Charts and diagrams as code
----
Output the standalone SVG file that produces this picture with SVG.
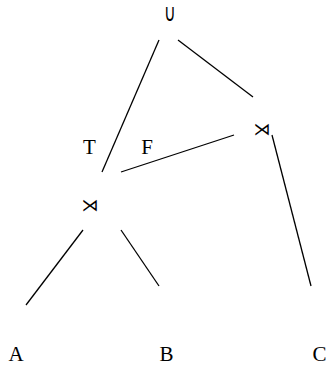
<svg xmlns="http://www.w3.org/2000/svg" width="328" height="365" viewBox="0 0 328 365">
<style>
.lbl{font-family:"Liberation Serif",serif;font-size:21px;fill:#000;text-anchor:middle}
.op{font-family:"DejaVu Sans",sans-serif;font-size:17px;fill:#000;text-anchor:middle}
.un{font-family:"DejaVu Sans",sans-serif;font-size:18px;font-weight:200;fill:#000;text-anchor:middle}
.e{stroke:#000;stroke-width:1.3;fill:none}
</style>
<rect width="328" height="365" fill="#fff"/>
<g id="edges">
<line class="e" x1="159" y1="40" x2="102" y2="172"/>
<line class="e" x1="178" y1="40" x2="253" y2="97"/>
<line class="e" x1="234" y1="135" x2="121" y2="172"/>
<line class="e" x1="272" y1="135" x2="311" y2="286"/>
<line class="e" x1="83" y1="230" x2="26" y2="305"/>
<line class="e" x1="121" y1="230" x2="159" y2="286"/>
</g>
<g id="union"><text class="un" transform="translate(170,21) scale(0.9,1.35)">∪</text></g>
<g id="semijoin-right"><text class="op" x="262" y="135">⋊</text></g>
<g id="semijoin-left"><text class="op" x="90" y="211">⋊</text></g>
<g id="label-T"><text class="lbl" x="89.5" y="154">T</text></g>
<g id="label-F"><text class="lbl" x="147" y="154">F</text></g>
<g id="A"><text class="lbl" x="16" y="361">A</text></g>
<g id="B"><text class="lbl" x="166.5" y="361">B</text></g>
<g id="C"><text class="lbl" x="319.5" y="361">C</text></g>
</svg>
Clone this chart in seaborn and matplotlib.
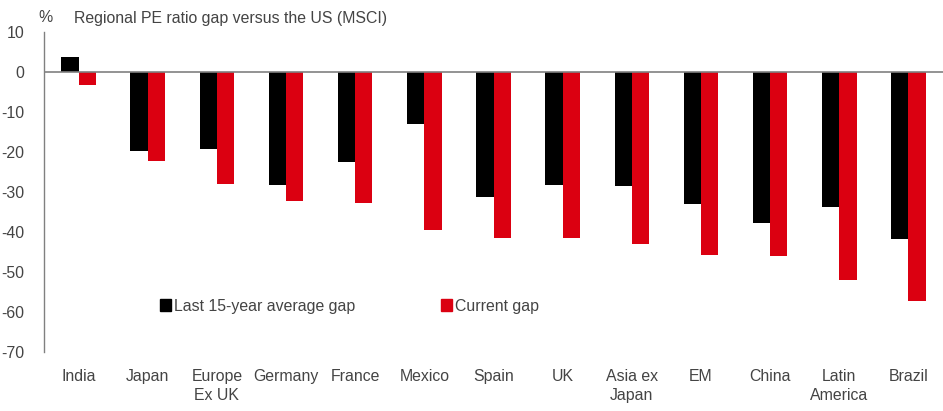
import matplotlib
matplotlib.use("Agg")
import matplotlib.pyplot as plt
import matplotlib.patches as mpatches
import seaborn as sns
import pandas as pd

categories = ["India", "Japan", "Europe\nEx UK", "Germany", "France", "Mexico", "Spain",
              "UK", "Asia ex\nJapan", "EM", "China", "Latin\nAmerica", "Brazil"]
avg_gap = [3.8, -19.8, -19.3, -28.3, -22.5, -12.9, -31.2, -28.3, -28.4, -33.0, -37.8, -33.8, -41.8]
current_gap = [-3.3, -22.3, -27.9, -32.2, -32.8, -39.4, -41.4, -41.5, -43.0, -45.7, -45.9, -52.0, -57.3]
series_names = ["Last 15-year average gap", "Current gap"]
yticks = [10, 0, -10, -20, -30, -40, -50, -60, -70]

df = pd.DataFrame({
    "category": categories * 2,
    "value": avg_gap + current_gap,
    "series": [series_names[0]] * len(categories) + [series_names[1]] * len(categories),
})

sns.set_theme(style="white")
plt.rcParams["font.family"] = ["Liberation Sans", "DejaVu Sans"]
text_color = "#444444"
fs = 11.4
colors = {series_names[0]: "#000000", series_names[1]: "#DB0011"}

fig = plt.figure(figsize=(9.43, 4.11), dpi=100)
ax = fig.add_axes([44 / 943, 1 - 352 / 411, 1 - 44 / 943, 320 / 411])

sns.barplot(data=df, x="category", y="value", hue="series", order=categories,
            hue_order=series_names, palette=colors, width=0.5, dodge=True,
            saturation=1, ax=ax, legend=False, linewidth=0, errorbar=None)

ax.set_xlim(-0.5, len(categories) - 0.5)
ax.set_ylim(-70, 10)
ax.set_yticks(yticks)
ax.set_yticklabels([str(t) for t in yticks])
ax.axhline(0, color="#808080", lw=1.2, zorder=3)
for s in ["top", "right", "bottom"]:
    ax.spines[s].set_visible(False)
ax.spines["left"].set_color("#808080")
ax.spines["left"].set_linewidth(1.0)
ax.tick_params(axis="y", length=0, pad=14, labelsize=fs, labelcolor=text_color)
ax.tick_params(axis="x", length=0, pad=12, labelsize=fs, labelcolor=text_color)
for lab in ax.get_xticklabels():
    lab.set_linespacing(1.4)
ax.set_xlabel("")
ax.set_ylabel("")

fig.text(38 / 943, 1 - 18 / 411, "%", fontsize=fs, color=text_color, va="center", ha="left")
fig.text(74 / 943, 1 - 18 / 411, "Regional PE ratio gap versus the US (MSCI)", fontsize=fs,
         color=text_color, va="center", ha="left")

handles = [mpatches.Patch(color=colors[n], label=n) for n in series_names]
leg = fig.legend(handles=handles, loc="center left", bbox_to_anchor=(160 / 943, 1 - 306 / 411),
                 ncol=2, frameon=False, fontsize=fs, handlelength=0.7, handleheight=0.7,
                 handletextpad=0.2, columnspacing=5.4, borderpad=0, borderaxespad=0)
for t in leg.get_texts():
    t.set_color(text_color)

fig.savefig("out.png", dpi=100)
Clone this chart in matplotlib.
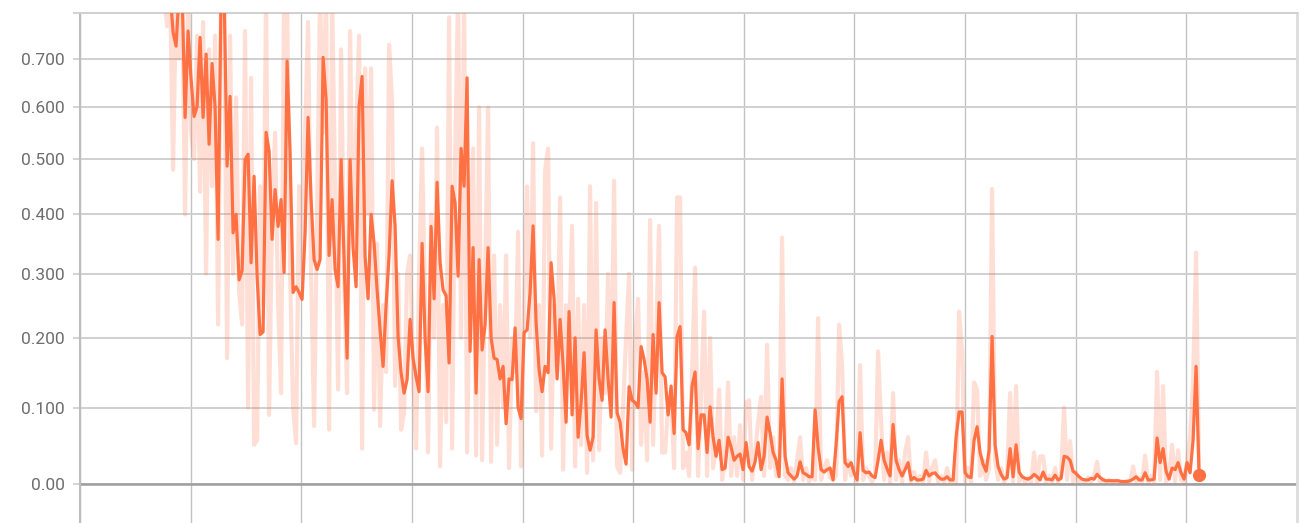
import numpy as np
import matplotlib
matplotlib.use("Agg")
import matplotlib.pyplot as plt
from matplotlib.ticker import MultipleLocator, NullFormatter

# training steps of first and last logged point
FIRST_STEP = 1520
LAST_STEP = 20230

# smoothed curve (dark orange)
smoothed = [
    0.85, 0.85, 0.85, 0.757, 0.727, 0.85, 0.85, 0.580, 0.760, 0.657,
    0.582, 0.602, 0.746, 0.580, 0.710, 0.528, 0.690, 0.600, 0.357, 0.85,
    0.85, 0.487, 0.622, 0.368, 0.400, 0.290, 0.305, 0.499, 0.509, 0.318,
    0.468, 0.296, 0.205, 0.209, 0.551, 0.515, 0.357, 0.444, 0.379, 0.426,
    0.302, 0.695, 0.513, 0.270, 0.279, 0.270, 0.259, 0.368, 0.580, 0.426,
    0.323, 0.307, 0.323, 0.703, 0.616, 0.330, 0.426, 0.307, 0.279, 0.499,
    0.323, 0.170, 0.499, 0.343, 0.279, 0.602, 0.663, 0.328, 0.260, 0.400,
    0.350, 0.274, 0.212, 0.158, 0.250, 0.330, 0.460, 0.380, 0.202, 0.149,
    0.120, 0.139, 0.228, 0.170, 0.143, 0.122, 0.350, 0.200, 0.122, 0.379,
    0.260, 0.457, 0.318, 0.274, 0.265, 0.163, 0.450, 0.420, 0.296, 0.520,
    0.450, 0.660, 0.180, 0.343, 0.120, 0.323, 0.182, 0.220, 0.343, 0.200,
    0.170, 0.168, 0.140, 0.158, 0.078, 0.140, 0.139, 0.215, 0.100, 0.085,
    0.208, 0.212, 0.270, 0.380, 0.223, 0.153, 0.122, 0.158, 0.149, 0.318,
    0.260, 0.140, 0.228, 0.160, 0.080, 0.240, 0.090, 0.200, 0.060, 0.107,
    0.178, 0.062, 0.043, 0.060, 0.212, 0.140, 0.110, 0.212, 0.140, 0.087,
    0.254, 0.093, 0.080, 0.045, 0.025, 0.129, 0.110, 0.107, 0.100, 0.187,
    0.168, 0.140, 0.080, 0.205, 0.120, 0.254, 0.149, 0.143, 0.090, 0.130,
    0.065, 0.202, 0.217, 0.070, 0.066, 0.050, 0.130, 0.150, 0.045, 0.090,
    0.090, 0.040, 0.101, 0.060, 0.035, 0.056, 0.018, 0.020, 0.060, 0.047,
    0.030, 0.035, 0.038, 0.018, 0.053, 0.022, 0.016, 0.028, 0.053, 0.018,
    0.035, 0.087, 0.066, 0.040, 0.030, 0.009, 0.140, 0.035, 0.014, 0.010,
    0.006, 0.010, 0.028, 0.014, 0.012, 0.009, 0.009, 0.097, 0.047, 0.018,
    0.015, 0.018, 0.020, 0.005, 0.050, 0.108, 0.115, 0.027, 0.022, 0.027,
    0.014, 0.005, 0.066, 0.017, 0.014, 0.015, 0.010, 0.008, 0.030, 0.056,
    0.030, 0.019, 0.010, 0.077, 0.030, 0.018, 0.010, 0.018, 0.027, 0.005,
    0.008, 0.005, 0.005, 0.006, 0.017, 0.010, 0.013, 0.014, 0.009, 0.006,
    0.006, 0.009, 0.005, 0.005, 0.060, 0.094, 0.094, 0.014, 0.009, 0.008,
    0.056, 0.074, 0.040, 0.025, 0.016, 0.043, 0.202, 0.050, 0.022, 0.012,
    0.006, 0.008, 0.045, 0.009, 0.050, 0.015, 0.009, 0.007, 0.006, 0.008,
    0.012, 0.009, 0.005, 0.015, 0.006, 0.006, 0.005, 0.011, 0.005, 0.007,
    0.035, 0.034, 0.030, 0.016, 0.013, 0.009, 0.006, 0.005, 0.005, 0.007,
    0.006, 0.012, 0.008, 0.005, 0.004, 0.004, 0.004, 0.004, 0.004, 0.003,
    0.003, 0.003, 0.004, 0.006, 0.009, 0.005, 0.005, 0.014, 0.005, 0.005,
    0.006, 0.059, 0.027, 0.045, 0.016, 0.006, 0.020, 0.018, 0.027, 0.014,
    0.006, 0.027, 0.014, 0.056, 0.158, 0.011,
]

# raw values (light)
raw = [
    0.85, 0.77, 0.85, 0.48, 0.85, 0.70, 0.85, 0.40, 0.85, 0.55,
    0.50, 0.75, 0.44, 0.78, 0.30, 0.72, 0.45, 0.75, 0.22, 0.85,
    0.85, 0.17, 0.75, 0.30, 0.62, 0.27, 0.22, 0.76, 0.10, 0.66,
    0.05, 0.056, 0.45, 0.25, 0.85, 0.09, 0.40, 0.55, 0.25, 0.12,
    0.85, 0.85, 0.30, 0.10, 0.052, 0.45, 0.30, 0.55, 0.78, 0.30,
    0.075, 0.40, 0.85, 0.55, 0.85, 0.07, 0.85, 0.45, 0.125, 0.72,
    0.30, 0.12, 0.76, 0.35, 0.55, 0.75, 0.045, 0.68, 0.40, 0.68,
    0.097, 0.35, 0.075, 0.25, 0.15, 0.73, 0.61, 0.13, 0.30, 0.07,
    0.093, 0.30, 0.33, 0.15, 0.045, 0.30, 0.52, 0.25, 0.04, 0.40,
    0.20, 0.56, 0.022, 0.25, 0.08, 0.79, 0.045, 0.50, 0.85, 0.20,
    0.85, 0.04, 0.35, 0.52, 0.036, 0.60, 0.03, 0.30, 0.60, 0.028,
    0.33, 0.05, 0.25, 0.10, 0.33, 0.02, 0.20, 0.15, 0.37, 0.022,
    0.25, 0.45, 0.20, 0.53, 0.095, 0.25, 0.036, 0.48, 0.52, 0.045,
    0.25, 0.15, 0.43, 0.018, 0.25, 0.20, 0.38, 0.022, 0.26, 0.05,
    0.25, 0.014, 0.45, 0.03, 0.42, 0.043, 0.20, 0.12, 0.30, 0.10,
    0.46, 0.022, 0.014, 0.10, 0.20, 0.30, 0.018, 0.20, 0.26, 0.05,
    0.15, 0.03, 0.39, 0.05, 0.20, 0.38, 0.04, 0.04, 0.10, 0.12,
    0.02, 0.43, 0.43, 0.02, 0.04, 0.01, 0.15, 0.31, 0.01, 0.12,
    0.24, 0.01, 0.20, 0.02, 0.05, 0.125, 0.005, 0.03, 0.135, 0.01,
    0.06, 0.01, 0.076, 0.005, 0.107, 0.11, 0.005, 0.04, 0.08, 0.115,
    0.01, 0.19, 0.02, 0.06, 0.01, 0.02, 0.36, 0.01, 0.005, 0.02,
    0.003, 0.03, 0.06, 0.005, 0.02, 0.003, 0.01, 0.005, 0.23, 0.005,
    0.02, 0.03, 0.008, 0.005, 0.01, 0.22, 0.16, 0.005, 0.03, 0.01,
    0.02, 0.003, 0.16, 0.005, 0.02, 0.01, 0.003, 0.01, 0.18, 0.08,
    0.005, 0.04, 0.002, 0.12, 0.005, 0.03, 0.002, 0.04, 0.06, 0.002,
    0.015, 0.002, 0.01, 0.002, 0.04, 0.003, 0.02, 0.03, 0.003, 0.01,
    0.002, 0.02, 0.002, 0.005, 0.002, 0.24, 0.18, 0.003, 0.02, 0.002,
    0.135, 0.125, 0.01, 0.03, 0.005, 0.02, 0.445, 0.03, 0.005, 0.02,
    0.002, 0.01, 0.12, 0.003, 0.13, 0.003, 0.01, 0.002, 0.008, 0.002,
    0.04, 0.002, 0.035, 0.035, 0.002, 0.01, 0.002, 0.02, 0.002, 0.01,
    0.10, 0.005, 0.055, 0.003, 0.015, 0.003, 0.005, 0.002, 0.008, 0.002,
    0.01, 0.028, 0.002, 0.006, 0.002, 0.005, 0.002, 0.004, 0.002, 0.003,
    0.002, 0.004, 0.002, 0.022, 0.002, 0.008, 0.002, 0.036, 0.002, 0.01,
    0.003, 0.15, 0.005, 0.13, 0.003, 0.01, 0.05, 0.003, 0.043, 0.005,
    0.002, 0.03, 0.06, 0.136, 0.335, 0.01,
]

y_ticks = [0.0, 0.1, 0.2, 0.3, 0.4, 0.5, 0.6, 0.7, 0.8]
y_labels = ["0.00", "0.100", "0.200", "0.300", "0.400", "0.500", "0.600", "0.700", ""]

ORANGE = "#ff7043"

plt.rcParams["font.family"] = ["Roboto", "DejaVu Sans"]

fig = plt.figure(figsize=(13.12, 5.23), dpi=100)
ax = fig.add_axes([80 / 1312, 0.0, 1217 / 1312, 1 - 13 / 523])

x_raw = np.linspace(FIRST_STEP, LAST_STEP, len(raw))
x_smooth = np.linspace(FIRST_STEP, LAST_STEP, len(smoothed))

ax.plot(x_raw, raw, color=ORANGE, alpha=0.22, lw=3.0, zorder=3)
ax.plot(x_smooth, smoothed, color=ORANGE, lw=2.3, zorder=4)
ax.plot(x_smooth[-1], smoothed[-1], "o", color=ORANGE, ms=8.5, zorder=5)

# log(1 + x) axis like the TensorBoard view
ax.set_yscale("function", functions=(np.log1p, np.expm1))
ax.set_ylim(-0.0476, 0.8)
ax.set_xlim(0, 22000)

ax.set_yticks(y_ticks)
ax.set_yticklabels(y_labels)
ax.xaxis.set_major_locator(MultipleLocator(2000))
ax.xaxis.set_major_formatter(NullFormatter())

ax.grid(True, axis="y", color="#d0d0d0", lw=1.4)
ax.grid(True, axis="x", color="#c2c2c2", lw=1.0)
ax.set_axisbelow(True)
ax.axhline(0, color="#9e9e9e", lw=1.8, zorder=2)

ax.tick_params(axis="y", length=5, width=1.2, color="#cccccc", pad=6,
               labelsize=12.5, labelcolor="#6e6e6e")
ax.tick_params(axis="x", length=0)

ax.spines["left"].set_color("#bdbdbd")
ax.spines["left"].set_linewidth(1.5)
ax.spines["top"].set_color("#d0d0d0")
ax.spines["top"].set_linewidth(1.4)
ax.spines["right"].set_color("#dddddd")
ax.spines["right"].set_linewidth(2.0)
ax.spines["bottom"].set_visible(False)

fig.savefig("out.png", dpi=100)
----
The lines you need run from the one containing "Clone this chart in seaborn and matplotlib." down to the one containing "import pandas as pd"; print them exactly, both ends included, and leave out pictures.

Clone this chart in seaborn and matplotlib.
import matplotlib
matplotlib.use("Agg")
import matplotlib.pyplot as plt
import matplotlib.patches as mpatches
import seaborn as sns
import pandas as pd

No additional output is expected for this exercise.